Lexicon

Supply Shock

A supply shock is a sudden and unexpected event that significantly alters the supply of a commodity or product, leading to sharp changes in its price. These shocks can be either positive, resulting in an increased supply and lower prices, or negative, causing a decreased supply and higher prices. Common causes of supply shocks include natural disasters, geopolitical upheavals, and significant actions by large producers. The effects of supply shocks are particularly noticeable in commodities like crude oil, where geopolitical tensions or natural events can drastically impact global supply levels and prices.

Nature of Supply Shocks

Supply shocks are characterized by their unexpected nature and their ability to significantly disrupt market equilibrium. A negative supply shock reduces the available supply, pushing prices up, while a positive shock increases supply, leading to lower prices. These shocks can shift the supply curve to the left or right, respectively, reflecting changes in production levels or supply chain dynamics.

Impacts and Examples

Supply shocks can have wide-ranging effects on economies, markets, and consumers. For example, geopolitical conflicts in oil-rich regions often lead to negative supply shocks, increasing global oil prices and affecting economic activities worldwide. Conversely, technological advancements or discoveries of new resources can cause positive supply shocks, expanding supply and reducing prices. The case of Glencore’s closure of copper mines illustrates how decisions by significant producers can also lead to supply shocks, affecting commodity prices and market dynamics.

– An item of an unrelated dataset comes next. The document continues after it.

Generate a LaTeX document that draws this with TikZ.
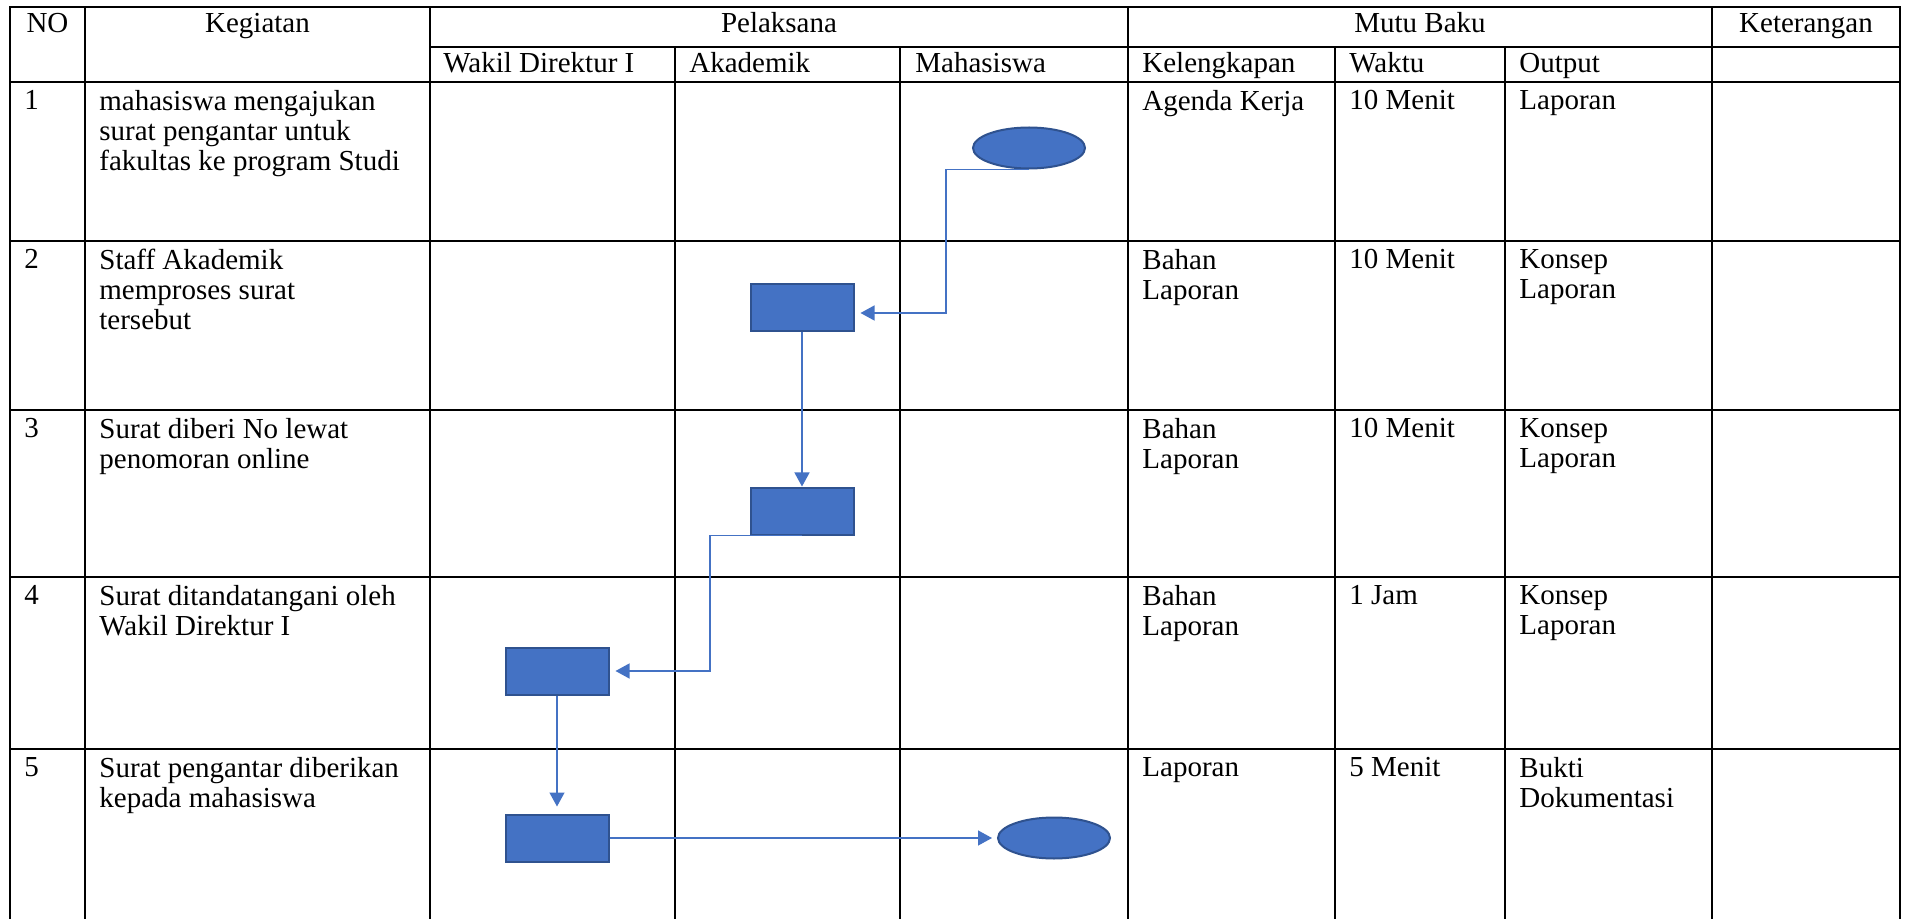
\documentclass[tikz,border=0pt]{standalone}
\usepackage{fontspec}
\setmainfont{Liberation Serif}
\usetikzlibrary{shapes,arrows.meta}

\definecolor{wordblue}{HTML}{4472C4}
\definecolor{wordedge}{HTML}{2F528F}

\begin{document}
\begin{tikzpicture}[
    x=0.5pt, y=-0.5pt,
    grid/.style={draw=black, line width=1pt},
    cell/.style={anchor=north west, inner sep=0pt, align=left, font=\fontsize{14.5}{15}\selectfont},
    head/.style={anchor=base, inner sep=0pt, font=\fontsize{14.5}{15}\selectfont},
    sub/.style={anchor=base west, inner sep=0pt, font=\fontsize{14.5}{15}\selectfont},
    proc/.style={draw=wordedge, fill=wordblue, line width=1pt, rectangle, minimum width=51.5pt, minimum height=23.5pt, inner sep=0pt},
    term/.style={draw=wordedge, fill=wordblue, line width=1pt, ellipse, minimum width=56pt, minimum height=20.5pt, inner sep=0pt},
    flow/.style={draw=wordblue, line width=0.65pt, -{Triangle[length=7pt,width=7.5pt]}}
]
\useasboundingbox[fill=white] (0,0) rectangle (1906,919);

% Table lines
\draw[grid] (10,919) -- (10,7) -- (1900,7) -- (1900,919);
\draw[grid] (430,47) -- (1900,47);
\foreach \y in {82,241,410,577,749}
    \draw[grid] (10,\y) -- (1900,\y);
\foreach \x in {85,430,1128,1712}
    \draw[grid] (\x,7) -- (\x,919);
\foreach \x in {675,900,1335,1505}
    \draw[grid] (\x,47) -- (\x,919);

% Header
\node[head] (hno) at (47.5,33) {NO};
\node[head] (hkeg) at (257.5,33) {Kegiatan};
\node[head] (hpel) at (779,33) {Pelaksana};
\node[head] (hmutu) at (1420,33) {Mutu Baku};
\node[head] (hket) at (1806,33) {Keterangan};
\node[sub] (hwakil) at (443,73) {Wakil Direktur I};
\node[sub] (hakad) at (689,73) {Akademik};
\node[sub] (hmhs) at (915,73) {Mahasiswa};
\node[sub] (hleng) at (1142,73) {Kelengkapan};
\node[sub] (hwaktu) at (1349,73) {Waktu};
\node[sub] (hout) at (1519,73) {Output};

% Row 1
\node[cell] (no1) at (24,90) {1};
\node[cell] (keg1) at (99,90) {mahasiswa mengajukan\\surat pengantar untuk\\fakultas ke program Studi};
\node[cell] (leng1) at (1142,90) {Agenda Kerja};
\node[cell] (waktu1) at (1349,90) {10 Menit};
\node[cell] (out1) at (1519,90) {Laporan};

% Row 2
\node[cell] (no2) at (24,249) {2};
\node[cell] (keg2) at (99,249) {Staff Akademik\\memproses surat\\tersebut};
\node[cell] (leng2) at (1142,249) {Bahan\\Laporan};
\node[cell] (waktu2) at (1349,249) {10 Menit};
\node[cell] (out2) at (1519,249) {Konsep\\Laporan};

% Row 3
\node[cell] (no3) at (24,418) {3};
\node[cell] (keg3) at (99,418) {Surat diberi No lewat\\penomoran online};
\node[cell] (leng3) at (1142,418) {Bahan\\Laporan};
\node[cell] (waktu3) at (1349,418) {10 Menit};
\node[cell] (out3) at (1519,418) {Konsep\\Laporan};

% Row 4
\node[cell] (no4) at (24,585) {4};
\node[cell] (keg4) at (99,585) {Surat ditandatangani oleh\\Wakil Direktur I};
\node[cell] (leng4) at (1142,585) {Bahan\\Laporan};
\node[cell] (waktu4) at (1349,585) {1 Jam};
\node[cell] (out4) at (1519,585) {Konsep\\Laporan};

% Row 5
\node[cell] (no5) at (24,757) {5};
\node[cell] (keg5) at (99,757) {Surat pengantar diberikan\\kepada mahasiswa};
\node[cell] (leng5) at (1142,757) {Laporan};
\node[cell] (waktu5) at (1349,757) {5 Menit};
\node[cell] (out5) at (1519,757) {Bukti\\Dokumentasi};

% Flow shapes
\node[term] (mulai) at (1029,148) {};
\node[proc] (proses) at (802,308) {};
\node[proc] (nomor) at (802,511) {};
\node[proc] (ttd) at (557,671) {};
\node[proc] (serah) at (557,838) {};
\node[term] (selesai) at (1054,838) {};

% Arrows
\draw[flow, shorten >=3pt] (mulai.south) -- ++(-83,0) |- ([yshift=-2.5pt]proses.east);
\draw[flow] (proses) -- (nomor);
\draw[flow, shorten >=3pt] (nomor.south) -- ++(-92,0) |- (ttd.east);
\draw[flow, shorten >=3.5pt] (ttd) -- (serah);
\draw[flow, shorten >=2.5pt] (serah) -- (selesai);

\end{tikzpicture}
\end{document}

Understanding Through Commodities

Commodities such as crude oil exemplify the vulnerability and impact of supply shocks due to their essential role in the global economy and the concentration of reserves in geopolitically sensitive regions. Events like geopolitical conflicts or natural disasters in these areas can lead to significant negative supply shocks, illustrating the complex interplay between supply, demand, and external factors in determining market prices and availability.